[xslt2 func/op] tokenizing "abba" to ("a","b","b","a") from Tobias Reif on 2003-08-18 (public-qt-comments@w3.org from August 2003)

From: Tobias Reif <tobiasreif@pinkjuice.com>
Date: Mon, 18 Aug 2003 18:33:05 +0200
To: public-qt-comments@w3.org
Message-ID: <3F40FFC1.9020303@pinkjuice.com>

Hi

I need to get a sequence of the characters in a string.

The current draft
  http://www.w3.org/TR/xquery-operators/#func-tokenize
says
  'fn:tokenize("abba", ".?") returns ("a", "b", "b", "a")'

I don't understand why it should.

After days of confusion (caused by various factors), I really would
appreciate a friendly, helpful, and clear explanation.

Here's what I would expect:
(and what Ruby does)

ruby -e "p('abba'.split(/.?/))"
[]
ruby -e "p('abba'.split(/./))"
[]
ruby -e "p('abba'.split(//))"
["a", "b", "b", "a"]

Ruby's [] is an empty array,
   and is equivalent to XSLT2's () the empty sequence.
Ruby's ["a", "b", "b", "a"] is an array of all the characters in the 
string (and nothing else),
   and is equivalent to XSLT's ("a", "b", "b", "a").

The spec says
"This function breaks the $input string into a sequence of strings,
treating any substring that matches $pattern as a separator."

.? matches the characters, thus the separators split the string into
the empty strings between the characters.
Either a sequence of empty strings should be returned, or perhaps most
sensible the empty sequence.

The empty regex matches all zero length strings, thus the separators 
split the string into it's characters.
A sequence containing each charecter of the string (and nothing else)
should be returned.

Unless I'll get an explanation convincing me that the current version
of the example is correct I suggest to change
  'fn:tokenize("abba", ".?") returns ("a", "b", "b", "a")'
to
  'fn:tokenize("abba", "") returns ("a", "b", "b", "a")'

... and perhaps add
  'fn:tokenize("abba", ".?") returns ()'
and
  'fn:tokenize("abba", ".") returns ()'

In any case I need to be able to rely on an unambiguous spec.

If the example in the spec is correct from your POV, please add a clear 
and unambiguous explanatory specification of the behaviour.

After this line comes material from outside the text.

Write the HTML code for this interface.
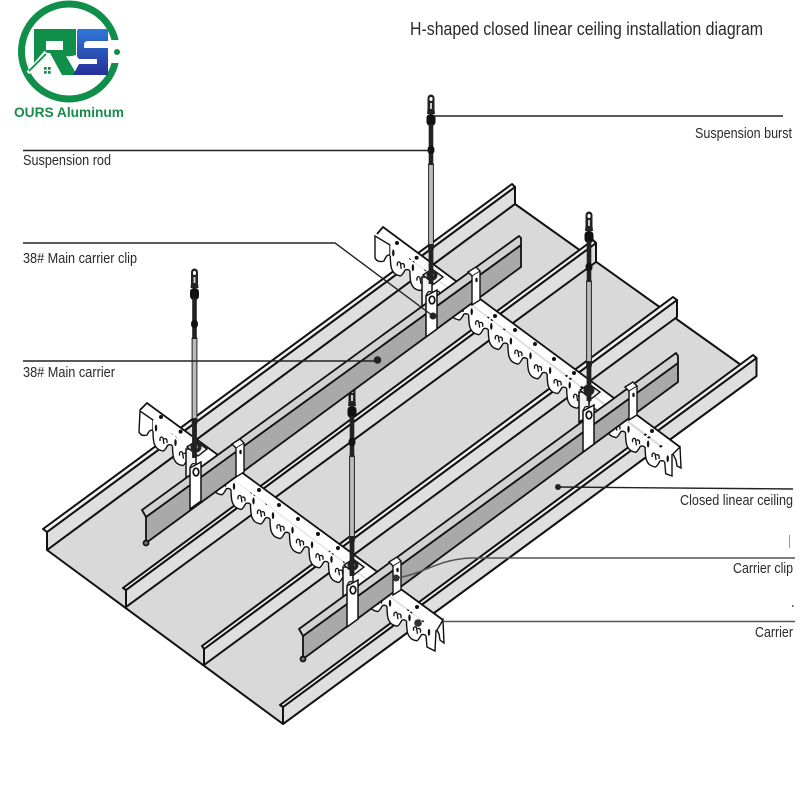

If it is incorrect, please consider changing it to
  'fn:tokenize("abba", "") returns ("a", "b", "b", "a")'

If you say or decide that your spec describes both examples (the one in 
the spec and the above) as being correct, or if you think that 
tokenize("abba", "") should not return the sequence of characters, then 
please consider adding the above example (tokenize("abba", "")) plus a 
clear explanatory specification of the behaviour in each case.

Tobi

-- 
http://www.pinkjuice.com/

Received on Monday, 18 August 2003 12:34:42 UTC